# Problem to work on
Give back the lines exactly, from the first one to the line with "const alphaAngleY = [2.105, 2.105];", both ends included.

==========

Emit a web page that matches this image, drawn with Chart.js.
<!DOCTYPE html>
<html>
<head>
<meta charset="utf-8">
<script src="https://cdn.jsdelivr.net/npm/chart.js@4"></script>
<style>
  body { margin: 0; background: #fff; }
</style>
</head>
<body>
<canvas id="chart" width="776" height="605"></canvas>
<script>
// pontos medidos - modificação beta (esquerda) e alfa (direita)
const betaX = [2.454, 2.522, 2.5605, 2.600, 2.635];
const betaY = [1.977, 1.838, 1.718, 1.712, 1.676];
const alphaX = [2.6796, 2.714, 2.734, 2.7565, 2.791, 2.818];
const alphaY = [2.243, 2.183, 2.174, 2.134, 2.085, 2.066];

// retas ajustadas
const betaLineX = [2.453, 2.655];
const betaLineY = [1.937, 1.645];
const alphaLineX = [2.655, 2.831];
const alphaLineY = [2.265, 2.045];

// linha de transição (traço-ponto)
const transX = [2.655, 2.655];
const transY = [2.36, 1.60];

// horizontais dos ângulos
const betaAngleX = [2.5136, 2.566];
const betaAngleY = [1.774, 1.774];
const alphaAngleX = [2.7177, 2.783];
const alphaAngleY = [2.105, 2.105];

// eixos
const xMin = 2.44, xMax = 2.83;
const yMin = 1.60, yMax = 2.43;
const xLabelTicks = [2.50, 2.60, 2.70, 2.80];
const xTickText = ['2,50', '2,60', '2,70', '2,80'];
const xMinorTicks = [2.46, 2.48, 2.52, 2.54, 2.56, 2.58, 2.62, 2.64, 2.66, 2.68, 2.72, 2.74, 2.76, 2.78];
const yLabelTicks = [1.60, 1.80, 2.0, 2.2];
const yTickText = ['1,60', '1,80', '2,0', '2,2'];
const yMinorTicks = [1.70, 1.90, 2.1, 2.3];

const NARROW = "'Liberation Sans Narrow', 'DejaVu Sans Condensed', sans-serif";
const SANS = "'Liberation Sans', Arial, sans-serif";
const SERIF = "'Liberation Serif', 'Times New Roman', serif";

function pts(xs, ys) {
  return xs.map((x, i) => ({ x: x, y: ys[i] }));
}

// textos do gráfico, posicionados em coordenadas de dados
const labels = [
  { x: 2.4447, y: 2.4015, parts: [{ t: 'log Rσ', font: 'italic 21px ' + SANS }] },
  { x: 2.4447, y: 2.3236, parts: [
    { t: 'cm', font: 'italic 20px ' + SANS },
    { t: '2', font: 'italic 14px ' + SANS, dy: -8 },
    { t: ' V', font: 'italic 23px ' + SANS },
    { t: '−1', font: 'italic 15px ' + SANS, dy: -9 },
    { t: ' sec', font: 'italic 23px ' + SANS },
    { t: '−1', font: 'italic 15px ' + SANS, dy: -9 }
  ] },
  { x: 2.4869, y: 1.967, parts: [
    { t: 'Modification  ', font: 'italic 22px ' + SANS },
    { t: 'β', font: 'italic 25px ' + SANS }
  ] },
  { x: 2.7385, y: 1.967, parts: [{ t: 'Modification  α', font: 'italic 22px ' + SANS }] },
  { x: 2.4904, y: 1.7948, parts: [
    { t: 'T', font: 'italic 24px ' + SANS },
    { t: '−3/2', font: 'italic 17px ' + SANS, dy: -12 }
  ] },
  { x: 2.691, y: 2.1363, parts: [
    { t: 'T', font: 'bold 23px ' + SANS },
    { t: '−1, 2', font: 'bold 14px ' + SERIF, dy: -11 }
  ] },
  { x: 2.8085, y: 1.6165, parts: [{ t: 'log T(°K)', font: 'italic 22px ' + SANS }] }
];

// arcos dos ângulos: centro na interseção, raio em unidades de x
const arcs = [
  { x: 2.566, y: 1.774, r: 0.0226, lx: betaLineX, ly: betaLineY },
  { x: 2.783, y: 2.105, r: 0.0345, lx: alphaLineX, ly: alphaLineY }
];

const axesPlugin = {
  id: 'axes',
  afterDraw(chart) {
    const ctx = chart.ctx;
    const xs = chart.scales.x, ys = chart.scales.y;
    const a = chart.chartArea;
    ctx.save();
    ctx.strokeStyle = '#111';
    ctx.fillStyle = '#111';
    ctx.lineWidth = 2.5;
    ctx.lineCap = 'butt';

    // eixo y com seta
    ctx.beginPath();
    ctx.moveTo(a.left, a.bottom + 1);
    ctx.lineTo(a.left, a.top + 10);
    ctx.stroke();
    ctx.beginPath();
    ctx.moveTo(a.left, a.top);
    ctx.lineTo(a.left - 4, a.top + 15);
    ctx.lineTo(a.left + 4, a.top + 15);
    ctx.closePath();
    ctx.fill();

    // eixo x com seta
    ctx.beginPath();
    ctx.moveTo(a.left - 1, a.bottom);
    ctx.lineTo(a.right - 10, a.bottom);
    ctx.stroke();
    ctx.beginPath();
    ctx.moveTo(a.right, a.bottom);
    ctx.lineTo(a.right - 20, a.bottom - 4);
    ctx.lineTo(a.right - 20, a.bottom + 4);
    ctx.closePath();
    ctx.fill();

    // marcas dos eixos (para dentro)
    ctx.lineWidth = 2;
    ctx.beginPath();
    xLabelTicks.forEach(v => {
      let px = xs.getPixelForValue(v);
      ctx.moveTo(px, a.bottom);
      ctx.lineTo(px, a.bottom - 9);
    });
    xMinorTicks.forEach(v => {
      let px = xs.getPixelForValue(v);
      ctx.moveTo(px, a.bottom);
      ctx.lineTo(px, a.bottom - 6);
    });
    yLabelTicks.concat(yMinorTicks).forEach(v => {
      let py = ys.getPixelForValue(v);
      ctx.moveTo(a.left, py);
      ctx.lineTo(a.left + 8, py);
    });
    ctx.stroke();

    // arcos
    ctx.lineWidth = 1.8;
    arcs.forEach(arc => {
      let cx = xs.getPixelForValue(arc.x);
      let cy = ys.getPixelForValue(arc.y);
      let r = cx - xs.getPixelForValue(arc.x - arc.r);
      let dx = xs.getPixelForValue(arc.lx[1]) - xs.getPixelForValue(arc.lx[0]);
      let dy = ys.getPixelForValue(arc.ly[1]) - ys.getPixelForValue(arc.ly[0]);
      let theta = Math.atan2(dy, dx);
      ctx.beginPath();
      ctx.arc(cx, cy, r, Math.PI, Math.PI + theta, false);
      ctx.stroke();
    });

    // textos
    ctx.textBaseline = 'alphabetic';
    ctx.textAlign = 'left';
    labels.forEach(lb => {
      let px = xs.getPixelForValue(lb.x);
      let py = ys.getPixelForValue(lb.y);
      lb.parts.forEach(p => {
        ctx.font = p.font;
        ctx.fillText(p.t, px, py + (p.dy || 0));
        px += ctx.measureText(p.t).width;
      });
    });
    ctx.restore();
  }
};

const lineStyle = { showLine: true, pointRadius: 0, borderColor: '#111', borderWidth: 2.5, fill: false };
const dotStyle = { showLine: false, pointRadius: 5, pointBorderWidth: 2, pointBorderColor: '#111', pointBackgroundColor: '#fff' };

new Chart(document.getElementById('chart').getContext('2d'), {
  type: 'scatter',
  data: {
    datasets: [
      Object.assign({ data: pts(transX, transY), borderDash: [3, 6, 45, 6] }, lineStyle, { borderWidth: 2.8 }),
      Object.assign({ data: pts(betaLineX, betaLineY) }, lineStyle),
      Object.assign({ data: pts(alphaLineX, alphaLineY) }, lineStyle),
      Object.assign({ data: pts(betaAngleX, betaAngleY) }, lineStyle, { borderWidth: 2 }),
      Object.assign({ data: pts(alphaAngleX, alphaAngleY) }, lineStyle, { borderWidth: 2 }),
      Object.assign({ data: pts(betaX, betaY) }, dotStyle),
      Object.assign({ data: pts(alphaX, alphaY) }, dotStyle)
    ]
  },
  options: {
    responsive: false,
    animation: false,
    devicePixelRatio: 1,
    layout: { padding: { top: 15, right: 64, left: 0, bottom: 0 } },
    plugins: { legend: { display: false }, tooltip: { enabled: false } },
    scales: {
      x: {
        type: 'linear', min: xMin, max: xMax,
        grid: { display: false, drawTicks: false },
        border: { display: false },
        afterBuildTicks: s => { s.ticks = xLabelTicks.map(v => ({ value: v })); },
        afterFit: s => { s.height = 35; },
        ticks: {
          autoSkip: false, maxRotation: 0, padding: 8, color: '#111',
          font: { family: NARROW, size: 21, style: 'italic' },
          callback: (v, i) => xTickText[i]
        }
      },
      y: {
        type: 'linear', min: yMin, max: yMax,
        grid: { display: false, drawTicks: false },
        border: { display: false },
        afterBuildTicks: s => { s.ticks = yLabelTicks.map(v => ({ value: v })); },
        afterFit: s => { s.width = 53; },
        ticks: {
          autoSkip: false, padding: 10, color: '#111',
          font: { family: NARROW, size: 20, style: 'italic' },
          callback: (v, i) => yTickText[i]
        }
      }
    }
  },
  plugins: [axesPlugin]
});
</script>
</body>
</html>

==========

# Written response
Emit a web page that matches this image, drawn with Chart.js.
<!DOCTYPE html>
<html>
<head>
<meta charset="utf-8">
<script src="https://cdn.jsdelivr.net/npm/chart.js@4"></script>
<style>
  body { margin: 0; background: #fff; }
</style>
</head>
<body>
<canvas id="chart" width="776" height="605"></canvas>
<script>
// pontos medidos - modificação beta (esquerda) e alfa (direita)
const betaX = [2.454, 2.522, 2.5605, 2.600, 2.635];
const betaY = [1.977, 1.838, 1.718, 1.712, 1.676];
const alphaX = [2.6796, 2.714, 2.734, 2.7565, 2.791, 2.818];
const alphaY = [2.243, 2.183, 2.174, 2.134, 2.085, 2.066];

// retas ajustadas
const betaLineX = [2.453, 2.655];
const betaLineY = [1.937, 1.645];
const alphaLineX = [2.655, 2.831];
const alphaLineY = [2.265, 2.045];

// linha de transição (traço-ponto)
const transX = [2.655, 2.655];
const transY = [2.36, 1.60];

// horizontais dos ângulos
const betaAngleX = [2.5136, 2.566];
const betaAngleY = [1.774, 1.774];
const alphaAngleX = [2.7177, 2.783];
const alphaAngleY = [2.105, 2.105];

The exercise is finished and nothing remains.